The Final Curtain Comes Down for An Iridescent Pearlie Mae

UPDATED 09/03/1990 at 01:00 AM EDT Originally published 09/03/1990 at 01:00 AM EDT

It was just weeks ago that Pearl Bailey, shortly after undergoing surgery for a knee replacement, gave voice to an odd feeling of unease. "There's a storm coming, and I don't know what it is yet," she told her doctor. "But I will know." And, indeed, it took a strong wind to extinguish her flame. One of America's most beloved showstoppers, Bailey died on Aug. 17, at age 72, of a probable heart attack unrelated to her surgery. "She gave me one last look, and her head slumped down, and that was it," says her husband, jazz drummer Louis Bellson, 66, who was with her in her Philadelphia hotel room. "I've lost my best friend."

The road that eventually brought her to perform before seven U.S. Presidents began in Newport News, Va., where Bailey was born to a Pentecostal preacher. "From him," she once said, "I got the wisdom, the philosophizing, the soul." A career that included nine films, countless recordings and an impressive array of awards and honors (including a 1988 Medal of Freedom) perhaps had its brightest moments on the stage. Two decades after earning an award as the best Broadway newcomer for 1946's St. Louis Woman, Bailey won a special Tony for her lead in the all-black cast of Hello, Dolly!, whose first night, with its string of standing ovations, prompted columnist Walter Winchell to call it "the greatest opening I have ever been to."

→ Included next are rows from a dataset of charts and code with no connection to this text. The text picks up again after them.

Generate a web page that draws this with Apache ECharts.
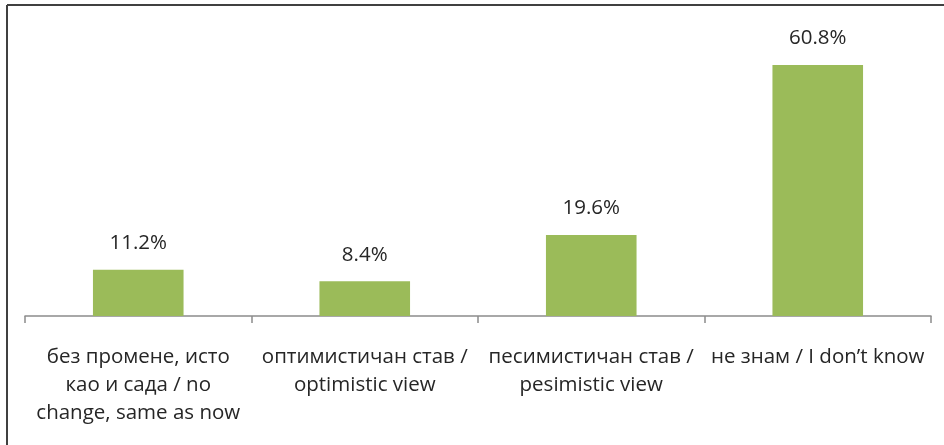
<!DOCTYPE html>
<html><head><meta charset="utf-8">
<script src="https://cdn.jsdelivr.net/npm/echarts@6/dist/echarts.min.js"></script>
<style>html,body{margin:0;padding:0;background:#fff}#c{width:944px;height:445px}</style>
</head><body><div id="c"></div>
<script>
const categories = [
  "без промене, исто\nкао и сада / no\nchange, same as now",
  "оптимистичан став /\noptimistic view",
  "песимистичан став /\npesimistic view",
  "не знам / I don’t know"
];
const values = [11.2, 8.4, 19.6, 60.8];

const chart = echarts.init(document.getElementById('c'), null, {renderer: 'canvas'});
chart.setOption({
  animation: false,
  backgroundColor: '#fff',
  grid: {left: 25, right: 13, top: 29, bottom: 129},
  xAxis: {
    type: 'category',
    data: categories,
    axisLine: {lineStyle: {color: '#8c8c8c', width: 1.5}},
    axisTick: {show: true, length: 7, lineStyle: {color: '#8c8c8c', width: 1.5}},
    axisLabel: {
      interval: 0, margin: 27, color: '#262626', fontFamily: 'Open Sans',
      fontSize: 20.5, lineHeight: 28
    }
  },
  yAxis: {type: 'value', min: 0, max: 69.5, show: false, splitLine: {show: false}},
  series: [{
    type: 'bar',
    data: values,
    barWidth: '40%',
    itemStyle: {color: '#9bbb59'},
    label: {
      show: true, position: 'top', distance: 16,
      formatter: p => p.value.toFixed(1) + '%',
      color: '#262626', fontFamily: 'Open Sans', fontSize: 20.5
    }
  }],
  graphic: [
    {type: 'line', shape: {x1: 7, y1: 5, x2: 944, y2: 5}, style: {stroke: '#404040', lineWidth: 2}},
    {type: 'line', shape: {x1: 7, y1: 5, x2: 7, y2: 445}, style: {stroke: '#404040', lineWidth: 2}}
  ]
});
</script></body></html>
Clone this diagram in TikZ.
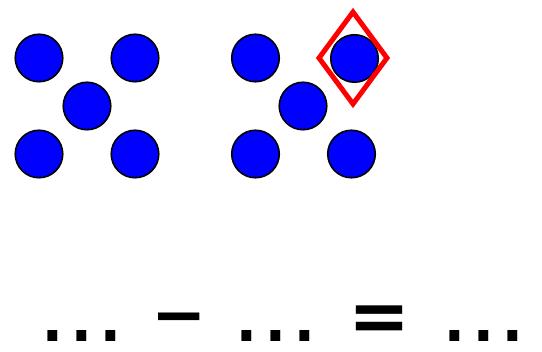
\documentclass[tikz,border=0pt]{standalone}
\usepackage{fontspec}
\setmainfont{DejaVu Sans}
\newfontfamily\dotfont{Liberation Sans}
\usepackage{tikz}
\usetikzlibrary{shapes.geometric}
\definecolor{pblue}{HTML}{0000FF}
\definecolor{pred}{HTML}{FF0000}
\tikzset{
  pbead/.style={circle, draw=black, fill=pblue, line width=1.6pt,
                minimum size=47.5pt, inner sep=0pt},
  pmark/.style={diamond, draw=pred, line width=5pt, inner sep=0pt,
                minimum width=70pt, minimum height=94pt},
  psym/.style={anchor=base, inner sep=0pt, text depth=0pt, text height=40pt,
               font=\fontsize{74}{74}\selectfont\bfseries},
  pminus/.style={psym, font=\fontsize{66}{66}\selectfont\bfseries},
  pdots/.style={anchor=base, inner sep=0pt, text depth=0pt, text height=12pt,
                font=\fontsize{103}{103}\selectfont\dotfont},
}
\newcommand{\pblank}{.\kern0.4pt.\kern0.4pt.}
\begin{document}
\begin{tikzpicture}[x=1pt,y=-1pt]
  \useasboundingbox (0,0) rectangle (542,352);

  % --- primeira figura ---
  \begin{scope}
    \node[pbead] (a1) at (39,58) {};
    \node[pbead] (a2) at (135,58) {};
    \node[pbead] (a3) at (87,106) {};
    \node[pbead] (a4) at (39,154) {};
    \node[pbead] (a5) at (135,154) {};
  \end{scope}

  % --- segunda figura, com a marca ---
  \begin{scope}[shift={(216,0)}]
    \node[pbead] (b1) at (39.5,58) {};
    \node[pbead] (b2) at (138.5,58.5) {};
    \node[pbead] (b3) at (87,106) {};
    \node[pbead] (b4) at (39.5,154) {};
    \node[pbead] (b5) at (135.5,154) {};
  \end{scope}
  \node[pmark] (pick) at (353,58) {};

  % --- equação ---
  \node[pdots] (lhs) at (82,342) {\pblank};
  \node[pminus] (minus) at (179,337.5) {−};
  \node[pdots] (rhs) at (276,342) {\pblank};
  \node[psym] (equals) at (380,342) {=};
  \node[pdots] (res) at (484,342) {\pblank};

\end{tikzpicture}
\end{document}
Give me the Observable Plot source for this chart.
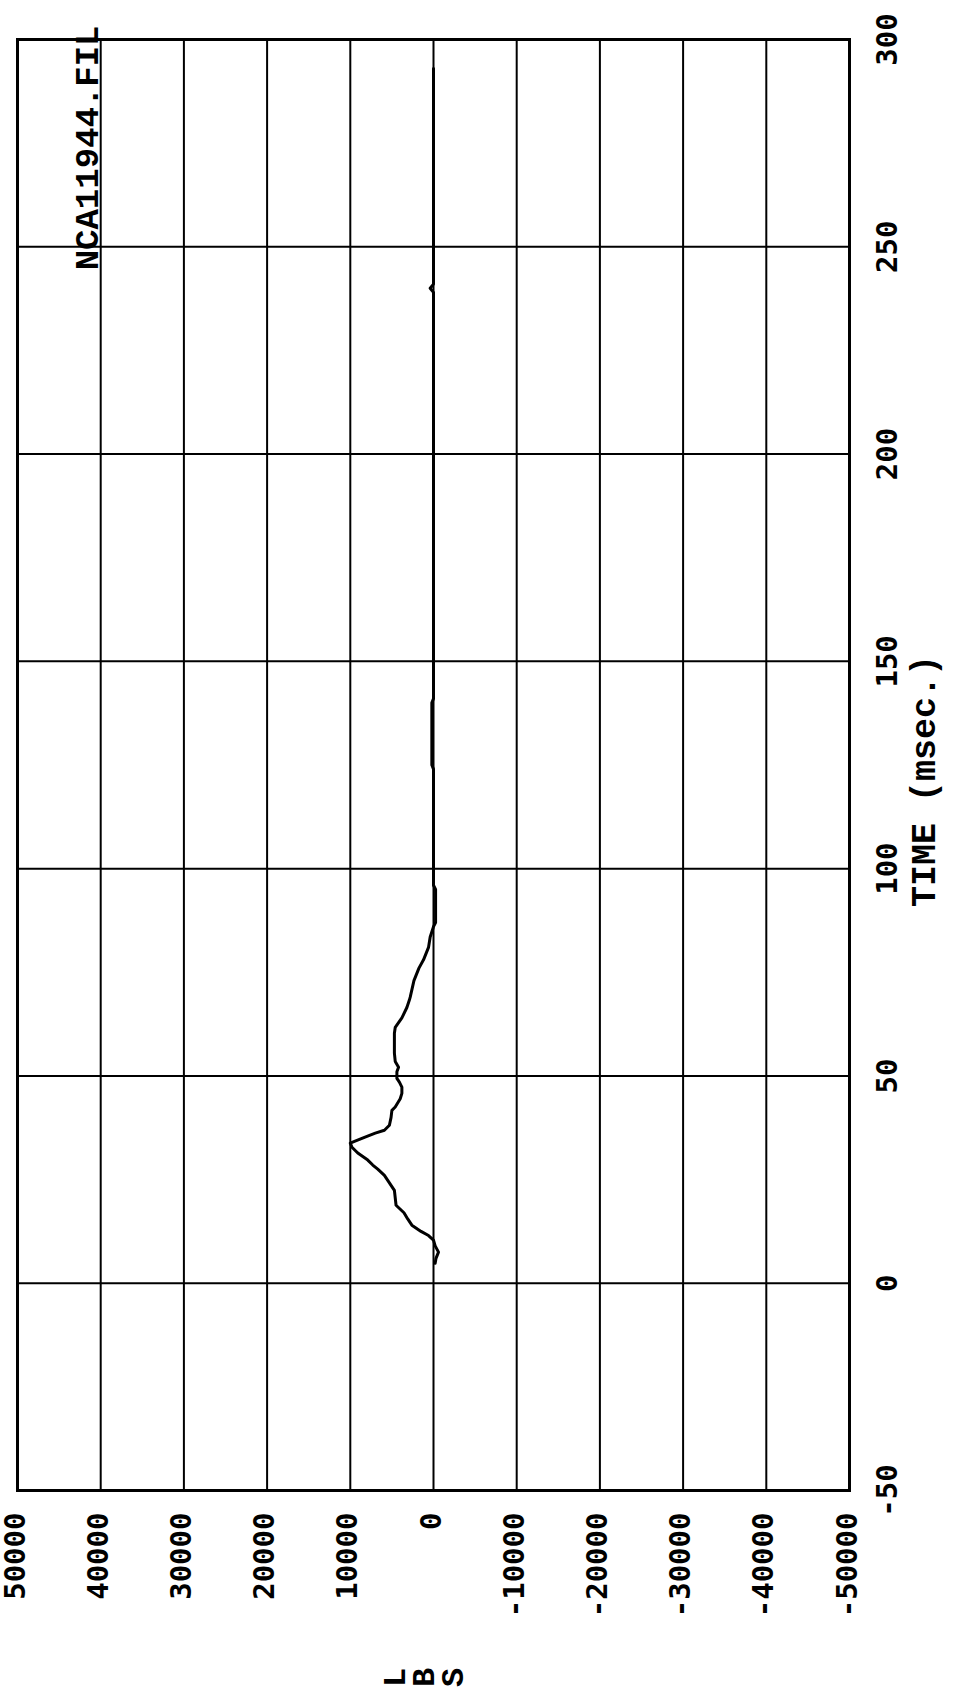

In private life, her fourth stab at marriage was the charmer: Pearl's union with drummer Louis Bellson lasted 39 years and included two adopted children, Dee Dee, 30, and Tony, 36.

According to E.B. Smith, her road manager for 23 years, just before her death Bailey sat in her hotel room, "doing her needlepoint, looking forward to getting back home to Arizona to sit on her porch and enjoy the sunset."

Instead, the memory of her, says Bellson, echoing a world of fans, "is something that I'll cherish for the rest of my life—but I have to get used to thinking that way. It's going to be tough to realize that she's not around anymore."